* Task requirements
Every line that holds "chart" should be shown.

* Source data
/---

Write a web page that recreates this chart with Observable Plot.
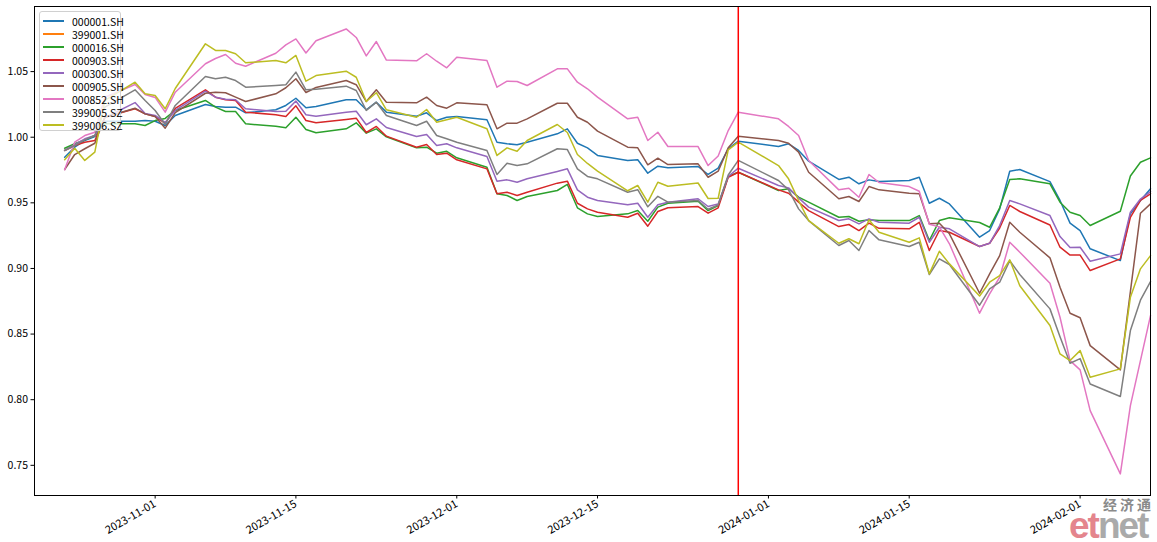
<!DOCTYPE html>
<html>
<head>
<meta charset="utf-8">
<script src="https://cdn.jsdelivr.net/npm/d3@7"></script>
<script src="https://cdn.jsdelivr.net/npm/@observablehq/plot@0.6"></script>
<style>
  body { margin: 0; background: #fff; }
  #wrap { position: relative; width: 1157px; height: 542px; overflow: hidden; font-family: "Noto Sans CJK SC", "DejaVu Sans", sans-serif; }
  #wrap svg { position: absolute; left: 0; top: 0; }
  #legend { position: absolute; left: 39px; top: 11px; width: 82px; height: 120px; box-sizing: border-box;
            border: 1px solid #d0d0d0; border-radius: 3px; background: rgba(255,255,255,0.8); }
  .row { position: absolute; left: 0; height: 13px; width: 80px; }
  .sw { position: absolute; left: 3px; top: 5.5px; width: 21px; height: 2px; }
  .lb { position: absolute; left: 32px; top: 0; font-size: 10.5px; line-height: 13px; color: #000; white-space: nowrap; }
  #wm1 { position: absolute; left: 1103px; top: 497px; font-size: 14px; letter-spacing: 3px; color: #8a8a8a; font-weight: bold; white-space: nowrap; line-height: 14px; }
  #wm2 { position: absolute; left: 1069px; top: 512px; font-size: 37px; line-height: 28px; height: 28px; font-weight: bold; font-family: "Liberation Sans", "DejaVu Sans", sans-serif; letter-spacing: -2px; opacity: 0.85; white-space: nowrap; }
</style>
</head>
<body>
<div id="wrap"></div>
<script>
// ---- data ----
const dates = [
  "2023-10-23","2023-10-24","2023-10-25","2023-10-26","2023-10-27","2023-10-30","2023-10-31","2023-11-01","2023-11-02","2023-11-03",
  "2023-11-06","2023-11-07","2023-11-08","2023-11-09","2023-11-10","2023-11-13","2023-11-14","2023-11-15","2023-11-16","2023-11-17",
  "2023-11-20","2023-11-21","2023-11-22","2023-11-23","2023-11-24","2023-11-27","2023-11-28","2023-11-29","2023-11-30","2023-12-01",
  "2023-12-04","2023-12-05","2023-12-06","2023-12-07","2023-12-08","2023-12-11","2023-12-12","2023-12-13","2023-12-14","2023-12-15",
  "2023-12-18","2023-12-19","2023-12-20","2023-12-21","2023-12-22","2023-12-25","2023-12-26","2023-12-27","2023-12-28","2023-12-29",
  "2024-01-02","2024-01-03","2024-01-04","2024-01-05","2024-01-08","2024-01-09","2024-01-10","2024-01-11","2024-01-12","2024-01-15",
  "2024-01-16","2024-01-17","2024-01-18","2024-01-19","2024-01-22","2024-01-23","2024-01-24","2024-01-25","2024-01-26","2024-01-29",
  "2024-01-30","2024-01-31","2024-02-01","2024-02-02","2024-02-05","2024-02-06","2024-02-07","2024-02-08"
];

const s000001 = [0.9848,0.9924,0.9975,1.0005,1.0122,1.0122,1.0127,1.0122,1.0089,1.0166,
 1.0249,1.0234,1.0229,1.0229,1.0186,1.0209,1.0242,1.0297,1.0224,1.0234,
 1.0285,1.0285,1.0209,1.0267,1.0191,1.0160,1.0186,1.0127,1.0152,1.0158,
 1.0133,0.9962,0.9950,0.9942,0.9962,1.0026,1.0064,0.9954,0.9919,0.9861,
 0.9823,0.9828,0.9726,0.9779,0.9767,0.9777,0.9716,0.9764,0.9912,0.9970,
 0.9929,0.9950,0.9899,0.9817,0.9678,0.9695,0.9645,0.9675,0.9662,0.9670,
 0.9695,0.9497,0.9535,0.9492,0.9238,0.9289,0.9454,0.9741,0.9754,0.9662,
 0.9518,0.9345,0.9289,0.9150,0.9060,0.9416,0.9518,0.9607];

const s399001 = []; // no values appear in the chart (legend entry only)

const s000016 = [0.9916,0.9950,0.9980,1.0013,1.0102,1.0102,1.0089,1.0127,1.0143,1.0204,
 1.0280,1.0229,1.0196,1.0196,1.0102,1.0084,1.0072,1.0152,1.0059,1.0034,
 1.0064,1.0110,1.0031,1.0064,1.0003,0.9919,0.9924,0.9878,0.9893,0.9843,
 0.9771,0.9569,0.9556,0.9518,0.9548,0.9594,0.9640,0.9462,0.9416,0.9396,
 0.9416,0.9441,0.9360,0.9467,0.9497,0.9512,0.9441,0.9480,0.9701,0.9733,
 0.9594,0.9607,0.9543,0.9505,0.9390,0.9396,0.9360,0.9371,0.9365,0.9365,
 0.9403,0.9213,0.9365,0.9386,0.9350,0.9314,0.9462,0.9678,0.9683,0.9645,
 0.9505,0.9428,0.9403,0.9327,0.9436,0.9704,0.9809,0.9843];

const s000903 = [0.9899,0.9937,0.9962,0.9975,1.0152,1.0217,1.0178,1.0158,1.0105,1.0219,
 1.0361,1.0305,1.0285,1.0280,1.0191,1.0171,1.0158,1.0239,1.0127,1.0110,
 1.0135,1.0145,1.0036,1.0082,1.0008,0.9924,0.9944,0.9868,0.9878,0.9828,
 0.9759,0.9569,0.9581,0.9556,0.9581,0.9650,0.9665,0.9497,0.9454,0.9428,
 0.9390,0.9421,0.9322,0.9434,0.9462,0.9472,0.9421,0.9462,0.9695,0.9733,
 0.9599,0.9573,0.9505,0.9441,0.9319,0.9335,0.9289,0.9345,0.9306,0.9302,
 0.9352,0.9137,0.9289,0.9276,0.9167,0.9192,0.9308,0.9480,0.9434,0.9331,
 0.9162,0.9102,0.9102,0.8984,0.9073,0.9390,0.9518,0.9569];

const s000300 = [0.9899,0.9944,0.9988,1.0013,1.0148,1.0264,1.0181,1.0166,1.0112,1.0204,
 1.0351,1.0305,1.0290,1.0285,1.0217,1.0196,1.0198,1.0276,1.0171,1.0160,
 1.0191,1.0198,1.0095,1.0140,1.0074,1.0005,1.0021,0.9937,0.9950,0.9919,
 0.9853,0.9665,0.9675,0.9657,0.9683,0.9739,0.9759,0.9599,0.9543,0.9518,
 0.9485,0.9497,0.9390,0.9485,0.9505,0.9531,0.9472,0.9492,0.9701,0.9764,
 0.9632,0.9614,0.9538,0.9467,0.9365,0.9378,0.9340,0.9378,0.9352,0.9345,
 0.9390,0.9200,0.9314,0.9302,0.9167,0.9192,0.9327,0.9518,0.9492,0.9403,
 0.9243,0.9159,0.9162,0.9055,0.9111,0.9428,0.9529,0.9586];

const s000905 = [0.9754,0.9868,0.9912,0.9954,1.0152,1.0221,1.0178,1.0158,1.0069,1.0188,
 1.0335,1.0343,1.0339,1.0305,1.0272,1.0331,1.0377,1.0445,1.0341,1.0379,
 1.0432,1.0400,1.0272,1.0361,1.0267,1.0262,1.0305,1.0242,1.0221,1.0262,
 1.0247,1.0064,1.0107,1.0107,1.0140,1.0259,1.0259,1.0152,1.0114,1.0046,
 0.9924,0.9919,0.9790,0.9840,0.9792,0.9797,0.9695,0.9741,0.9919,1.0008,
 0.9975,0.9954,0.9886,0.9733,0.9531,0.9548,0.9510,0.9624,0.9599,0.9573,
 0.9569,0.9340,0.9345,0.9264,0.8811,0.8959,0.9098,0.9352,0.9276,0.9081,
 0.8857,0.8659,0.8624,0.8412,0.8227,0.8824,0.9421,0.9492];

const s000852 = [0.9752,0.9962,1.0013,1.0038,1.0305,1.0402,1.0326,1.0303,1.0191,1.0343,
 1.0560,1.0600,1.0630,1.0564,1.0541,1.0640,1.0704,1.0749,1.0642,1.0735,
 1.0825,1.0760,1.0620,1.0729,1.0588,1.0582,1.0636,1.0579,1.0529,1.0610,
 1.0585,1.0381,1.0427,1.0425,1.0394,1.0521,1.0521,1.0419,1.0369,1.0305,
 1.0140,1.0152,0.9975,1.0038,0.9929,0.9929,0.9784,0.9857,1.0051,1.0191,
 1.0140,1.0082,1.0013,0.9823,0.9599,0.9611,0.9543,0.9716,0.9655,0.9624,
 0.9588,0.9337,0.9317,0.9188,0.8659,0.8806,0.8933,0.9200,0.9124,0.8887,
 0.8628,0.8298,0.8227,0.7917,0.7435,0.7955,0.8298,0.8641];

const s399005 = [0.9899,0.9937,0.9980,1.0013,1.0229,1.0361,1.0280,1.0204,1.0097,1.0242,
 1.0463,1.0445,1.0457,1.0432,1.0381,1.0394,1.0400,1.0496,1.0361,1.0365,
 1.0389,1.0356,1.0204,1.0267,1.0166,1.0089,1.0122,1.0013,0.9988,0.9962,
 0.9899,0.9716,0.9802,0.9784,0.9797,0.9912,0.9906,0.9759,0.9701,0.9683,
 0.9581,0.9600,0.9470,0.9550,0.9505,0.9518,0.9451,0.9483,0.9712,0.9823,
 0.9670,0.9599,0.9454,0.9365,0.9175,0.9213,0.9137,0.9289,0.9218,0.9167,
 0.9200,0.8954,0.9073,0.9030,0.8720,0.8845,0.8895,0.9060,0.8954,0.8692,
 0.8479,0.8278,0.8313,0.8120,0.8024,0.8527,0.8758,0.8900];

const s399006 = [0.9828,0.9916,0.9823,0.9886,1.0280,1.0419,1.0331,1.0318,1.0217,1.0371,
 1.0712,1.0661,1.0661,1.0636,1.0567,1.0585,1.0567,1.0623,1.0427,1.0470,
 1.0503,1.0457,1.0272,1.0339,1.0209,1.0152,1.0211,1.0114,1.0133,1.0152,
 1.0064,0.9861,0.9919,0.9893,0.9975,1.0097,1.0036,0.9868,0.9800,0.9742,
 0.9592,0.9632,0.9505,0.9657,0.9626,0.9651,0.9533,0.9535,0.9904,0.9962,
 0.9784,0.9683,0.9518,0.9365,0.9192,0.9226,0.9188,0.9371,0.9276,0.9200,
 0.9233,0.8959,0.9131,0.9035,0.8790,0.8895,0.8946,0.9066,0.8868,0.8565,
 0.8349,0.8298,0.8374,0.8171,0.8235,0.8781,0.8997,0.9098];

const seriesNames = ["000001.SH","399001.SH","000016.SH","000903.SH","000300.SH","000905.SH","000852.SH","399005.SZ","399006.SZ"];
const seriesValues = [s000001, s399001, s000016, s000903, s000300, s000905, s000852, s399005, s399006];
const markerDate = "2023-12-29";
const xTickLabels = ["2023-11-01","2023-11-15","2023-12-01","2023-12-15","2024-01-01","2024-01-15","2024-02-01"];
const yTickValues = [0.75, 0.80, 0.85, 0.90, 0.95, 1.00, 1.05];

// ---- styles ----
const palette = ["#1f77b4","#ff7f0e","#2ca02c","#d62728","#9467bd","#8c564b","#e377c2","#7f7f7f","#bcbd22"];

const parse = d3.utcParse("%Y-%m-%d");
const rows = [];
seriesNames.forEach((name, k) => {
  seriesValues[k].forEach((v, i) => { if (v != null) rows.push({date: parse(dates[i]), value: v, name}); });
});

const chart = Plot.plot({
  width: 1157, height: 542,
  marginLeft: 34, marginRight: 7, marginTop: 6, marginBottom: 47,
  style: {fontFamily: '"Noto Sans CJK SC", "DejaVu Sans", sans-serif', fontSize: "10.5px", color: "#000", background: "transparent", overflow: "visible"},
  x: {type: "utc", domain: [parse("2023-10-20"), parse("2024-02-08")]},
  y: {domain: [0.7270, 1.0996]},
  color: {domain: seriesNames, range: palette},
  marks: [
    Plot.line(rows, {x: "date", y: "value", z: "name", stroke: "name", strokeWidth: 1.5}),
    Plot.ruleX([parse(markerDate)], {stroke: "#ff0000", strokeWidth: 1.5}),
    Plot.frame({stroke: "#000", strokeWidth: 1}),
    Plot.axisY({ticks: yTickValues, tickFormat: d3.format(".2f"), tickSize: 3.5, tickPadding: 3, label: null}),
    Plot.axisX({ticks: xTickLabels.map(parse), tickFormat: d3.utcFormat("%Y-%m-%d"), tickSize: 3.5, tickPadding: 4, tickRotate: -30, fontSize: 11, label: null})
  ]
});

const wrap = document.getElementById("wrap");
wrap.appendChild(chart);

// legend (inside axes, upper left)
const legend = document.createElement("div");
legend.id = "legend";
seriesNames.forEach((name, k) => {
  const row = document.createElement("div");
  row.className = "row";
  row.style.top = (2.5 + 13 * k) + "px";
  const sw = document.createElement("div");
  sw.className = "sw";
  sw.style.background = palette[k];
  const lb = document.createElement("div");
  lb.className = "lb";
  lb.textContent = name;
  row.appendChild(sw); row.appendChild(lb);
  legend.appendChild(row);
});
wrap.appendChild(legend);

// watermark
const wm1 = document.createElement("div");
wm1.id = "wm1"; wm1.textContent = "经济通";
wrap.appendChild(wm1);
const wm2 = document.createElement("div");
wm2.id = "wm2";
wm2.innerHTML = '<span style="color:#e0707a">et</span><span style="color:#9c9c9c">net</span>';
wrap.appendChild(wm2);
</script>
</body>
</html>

\---

* Exercise answer
Write a web page that recreates this chart with Observable Plot.
const s399001 = []; // no values appear in the chart (legend entry only)
const chart = Plot.plot({
wrap.appendChild(chart);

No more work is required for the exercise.